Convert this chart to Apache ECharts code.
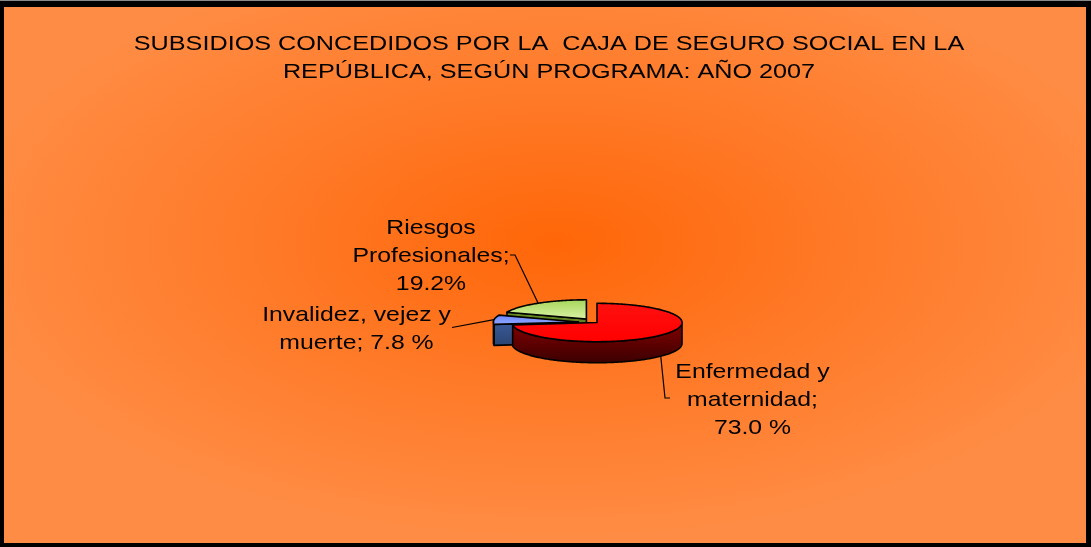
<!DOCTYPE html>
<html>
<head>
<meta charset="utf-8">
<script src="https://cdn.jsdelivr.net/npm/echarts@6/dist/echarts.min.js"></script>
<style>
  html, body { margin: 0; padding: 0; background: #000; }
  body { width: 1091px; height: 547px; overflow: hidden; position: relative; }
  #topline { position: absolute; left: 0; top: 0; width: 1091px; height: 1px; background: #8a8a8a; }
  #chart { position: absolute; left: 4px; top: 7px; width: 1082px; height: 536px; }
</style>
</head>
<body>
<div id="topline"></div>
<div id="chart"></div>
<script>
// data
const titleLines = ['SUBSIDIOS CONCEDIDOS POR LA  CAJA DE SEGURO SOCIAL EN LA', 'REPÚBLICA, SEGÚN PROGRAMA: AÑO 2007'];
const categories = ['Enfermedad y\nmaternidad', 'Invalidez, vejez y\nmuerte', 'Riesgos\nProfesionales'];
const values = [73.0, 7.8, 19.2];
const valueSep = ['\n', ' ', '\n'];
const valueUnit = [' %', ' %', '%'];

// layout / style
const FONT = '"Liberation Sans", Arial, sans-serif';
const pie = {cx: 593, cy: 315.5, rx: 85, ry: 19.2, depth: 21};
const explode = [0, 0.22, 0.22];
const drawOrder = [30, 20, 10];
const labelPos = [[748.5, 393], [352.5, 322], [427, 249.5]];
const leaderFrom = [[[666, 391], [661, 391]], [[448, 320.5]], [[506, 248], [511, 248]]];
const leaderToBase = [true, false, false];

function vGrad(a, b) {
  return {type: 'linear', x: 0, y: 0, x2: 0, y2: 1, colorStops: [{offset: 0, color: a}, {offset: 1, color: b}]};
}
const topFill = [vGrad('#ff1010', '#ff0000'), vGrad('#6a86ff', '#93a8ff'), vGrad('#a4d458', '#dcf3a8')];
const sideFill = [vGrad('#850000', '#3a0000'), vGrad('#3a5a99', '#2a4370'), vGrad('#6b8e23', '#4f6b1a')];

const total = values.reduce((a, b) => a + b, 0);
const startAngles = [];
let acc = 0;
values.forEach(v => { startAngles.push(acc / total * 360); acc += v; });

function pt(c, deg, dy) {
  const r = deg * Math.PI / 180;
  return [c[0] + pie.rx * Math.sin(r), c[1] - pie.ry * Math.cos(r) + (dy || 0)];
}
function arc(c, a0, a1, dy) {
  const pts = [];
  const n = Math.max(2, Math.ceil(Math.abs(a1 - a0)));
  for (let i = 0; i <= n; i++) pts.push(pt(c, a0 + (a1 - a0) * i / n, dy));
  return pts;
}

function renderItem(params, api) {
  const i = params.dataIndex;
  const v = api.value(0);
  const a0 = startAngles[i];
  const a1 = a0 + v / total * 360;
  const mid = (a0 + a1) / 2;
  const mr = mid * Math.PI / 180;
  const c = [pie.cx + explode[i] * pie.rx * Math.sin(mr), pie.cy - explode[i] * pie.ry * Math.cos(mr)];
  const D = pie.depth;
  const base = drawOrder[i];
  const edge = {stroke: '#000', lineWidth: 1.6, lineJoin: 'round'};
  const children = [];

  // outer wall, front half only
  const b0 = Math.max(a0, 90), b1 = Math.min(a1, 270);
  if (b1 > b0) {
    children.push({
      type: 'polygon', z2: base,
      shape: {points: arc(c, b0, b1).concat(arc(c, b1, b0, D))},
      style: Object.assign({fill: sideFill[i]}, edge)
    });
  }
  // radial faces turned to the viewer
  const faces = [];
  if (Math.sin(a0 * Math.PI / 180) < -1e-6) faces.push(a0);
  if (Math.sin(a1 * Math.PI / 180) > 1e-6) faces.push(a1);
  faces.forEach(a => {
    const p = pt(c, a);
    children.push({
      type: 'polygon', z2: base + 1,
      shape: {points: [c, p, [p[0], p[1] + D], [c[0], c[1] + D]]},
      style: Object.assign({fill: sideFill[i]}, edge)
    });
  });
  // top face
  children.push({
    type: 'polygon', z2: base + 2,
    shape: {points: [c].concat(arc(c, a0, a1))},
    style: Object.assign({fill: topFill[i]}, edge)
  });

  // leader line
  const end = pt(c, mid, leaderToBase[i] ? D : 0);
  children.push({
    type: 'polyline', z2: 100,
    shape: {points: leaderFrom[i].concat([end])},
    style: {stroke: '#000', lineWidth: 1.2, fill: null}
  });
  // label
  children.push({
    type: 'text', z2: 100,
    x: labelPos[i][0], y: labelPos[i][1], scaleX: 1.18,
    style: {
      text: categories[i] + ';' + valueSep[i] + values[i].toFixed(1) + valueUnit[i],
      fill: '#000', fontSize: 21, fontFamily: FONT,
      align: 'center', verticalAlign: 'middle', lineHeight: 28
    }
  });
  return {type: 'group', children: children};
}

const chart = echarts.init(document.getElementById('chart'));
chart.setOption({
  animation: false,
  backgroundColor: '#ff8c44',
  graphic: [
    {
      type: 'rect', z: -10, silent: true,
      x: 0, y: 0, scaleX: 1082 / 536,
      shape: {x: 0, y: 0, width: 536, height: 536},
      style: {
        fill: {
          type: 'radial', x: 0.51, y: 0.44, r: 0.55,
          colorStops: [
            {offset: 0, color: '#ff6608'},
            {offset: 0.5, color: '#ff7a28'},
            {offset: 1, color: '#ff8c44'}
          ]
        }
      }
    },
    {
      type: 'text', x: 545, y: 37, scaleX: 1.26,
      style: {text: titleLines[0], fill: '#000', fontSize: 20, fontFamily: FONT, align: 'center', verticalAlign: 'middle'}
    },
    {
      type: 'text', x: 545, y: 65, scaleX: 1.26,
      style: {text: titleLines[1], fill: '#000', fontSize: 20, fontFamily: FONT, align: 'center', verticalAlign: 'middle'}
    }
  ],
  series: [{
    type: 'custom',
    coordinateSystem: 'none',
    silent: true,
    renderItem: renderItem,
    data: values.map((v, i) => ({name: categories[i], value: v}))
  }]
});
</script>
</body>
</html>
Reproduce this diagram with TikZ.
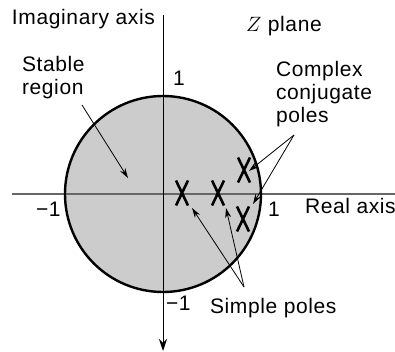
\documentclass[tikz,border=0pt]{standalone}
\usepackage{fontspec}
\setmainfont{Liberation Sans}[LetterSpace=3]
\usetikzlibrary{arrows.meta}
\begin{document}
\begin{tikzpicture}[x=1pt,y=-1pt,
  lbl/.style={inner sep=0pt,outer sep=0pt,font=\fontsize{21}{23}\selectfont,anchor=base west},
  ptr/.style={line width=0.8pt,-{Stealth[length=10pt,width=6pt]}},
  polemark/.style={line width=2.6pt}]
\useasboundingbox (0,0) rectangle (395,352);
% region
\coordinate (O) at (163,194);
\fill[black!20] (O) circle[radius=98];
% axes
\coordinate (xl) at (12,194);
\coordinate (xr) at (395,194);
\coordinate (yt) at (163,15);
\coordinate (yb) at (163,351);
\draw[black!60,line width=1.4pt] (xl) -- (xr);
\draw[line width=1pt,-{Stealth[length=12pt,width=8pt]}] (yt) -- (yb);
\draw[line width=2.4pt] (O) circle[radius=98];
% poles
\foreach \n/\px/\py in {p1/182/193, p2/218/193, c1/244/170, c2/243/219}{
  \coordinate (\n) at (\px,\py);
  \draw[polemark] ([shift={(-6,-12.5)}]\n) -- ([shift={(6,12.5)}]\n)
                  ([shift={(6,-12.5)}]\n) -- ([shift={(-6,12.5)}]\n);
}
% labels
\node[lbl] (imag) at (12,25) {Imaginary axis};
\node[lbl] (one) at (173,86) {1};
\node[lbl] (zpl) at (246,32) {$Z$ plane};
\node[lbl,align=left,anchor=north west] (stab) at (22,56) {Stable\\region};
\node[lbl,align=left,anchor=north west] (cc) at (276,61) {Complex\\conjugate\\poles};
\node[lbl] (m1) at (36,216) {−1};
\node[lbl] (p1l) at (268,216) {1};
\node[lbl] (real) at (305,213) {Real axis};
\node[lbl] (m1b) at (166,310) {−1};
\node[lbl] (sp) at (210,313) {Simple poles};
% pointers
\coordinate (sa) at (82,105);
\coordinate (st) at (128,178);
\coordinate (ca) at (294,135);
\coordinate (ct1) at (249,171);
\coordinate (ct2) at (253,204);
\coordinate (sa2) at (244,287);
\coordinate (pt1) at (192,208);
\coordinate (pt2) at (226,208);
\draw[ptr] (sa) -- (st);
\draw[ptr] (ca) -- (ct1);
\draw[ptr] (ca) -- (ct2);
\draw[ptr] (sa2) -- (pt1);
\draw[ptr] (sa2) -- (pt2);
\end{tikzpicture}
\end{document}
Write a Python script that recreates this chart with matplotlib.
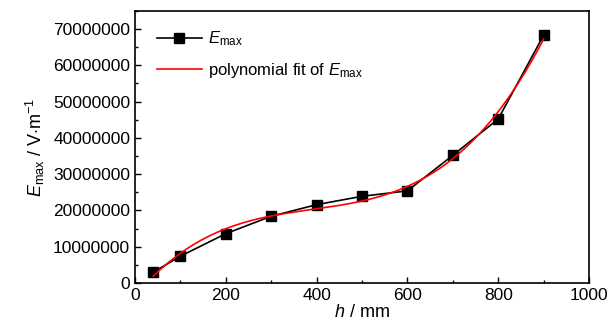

> **Task instructions**
Only the lines from the one containing "Reproduce this diagram with TikZ." through the end of the listing are to be quoted, exactly and with both ends included; pictures are left out.

> **Expected answer**
Reproduce this diagram with TikZ.
\documentclass[tikz,border=0pt]{standalone}
\usepackage{fontspec}
\setmainfont{Liberation Sans}[LetterSpace=3]
\usetikzlibrary{arrows.meta}
\begin{document}
\begin{tikzpicture}[x=1pt,y=-1pt,
  lbl/.style={inner sep=0pt,outer sep=0pt,font=\fontsize{21}{23}\selectfont,anchor=base west},
  ptr/.style={line width=0.8pt,-{Stealth[length=10pt,width=6pt]}},
  polemark/.style={line width=2.6pt}]
\useasboundingbox (0,0) rectangle (395,352);
% region
\coordinate (O) at (163,194);
\fill[black!20] (O) circle[radius=98];
% axes
\coordinate (xl) at (12,194);
\coordinate (xr) at (395,194);
\coordinate (yt) at (163,15);
\coordinate (yb) at (163,351);
\draw[black!60,line width=1.4pt] (xl) -- (xr);
\draw[line width=1pt,-{Stealth[length=12pt,width=8pt]}] (yt) -- (yb);
\draw[line width=2.4pt] (O) circle[radius=98];
% poles
\foreach \n/\px/\py in {p1/182/193, p2/218/193, c1/244/170, c2/243/219}{
  \coordinate (\n) at (\px,\py);
  \draw[polemark] ([shift={(-6,-12.5)}]\n) -- ([shift={(6,12.5)}]\n)
                  ([shift={(6,-12.5)}]\n) -- ([shift={(-6,12.5)}]\n);
}
% labels
\node[lbl] (imag) at (12,25) {Imaginary axis};
\node[lbl] (one) at (173,86) {1};
\node[lbl] (zpl) at (246,32) {$Z$ plane};
\node[lbl,align=left,anchor=north west] (stab) at (22,56) {Stable\\region};
\node[lbl,align=left,anchor=north west] (cc) at (276,61) {Complex\\conjugate\\poles};
\node[lbl] (m1) at (36,216) {−1};
\node[lbl] (p1l) at (268,216) {1};
\node[lbl] (real) at (305,213) {Real axis};
\node[lbl] (m1b) at (166,310) {−1};
\node[lbl] (sp) at (210,313) {Simple poles};
% pointers
\coordinate (sa) at (82,105);
\coordinate (st) at (128,178);
\coordinate (ca) at (294,135);
\coordinate (ct1) at (249,171);
\coordinate (ct2) at (253,204);
\coordinate (sa2) at (244,287);
\coordinate (pt1) at (192,208);
\coordinate (pt2) at (226,208);
\draw[ptr] (sa) -- (st);
\draw[ptr] (ca) -- (ct1);
\draw[ptr] (ca) -- (ct2);
\draw[ptr] (sa2) -- (pt1);
\draw[ptr] (sa2) -- (pt2);
\end{tikzpicture}
\end{document}
Write a Python script that recreates this chart with matplotlib.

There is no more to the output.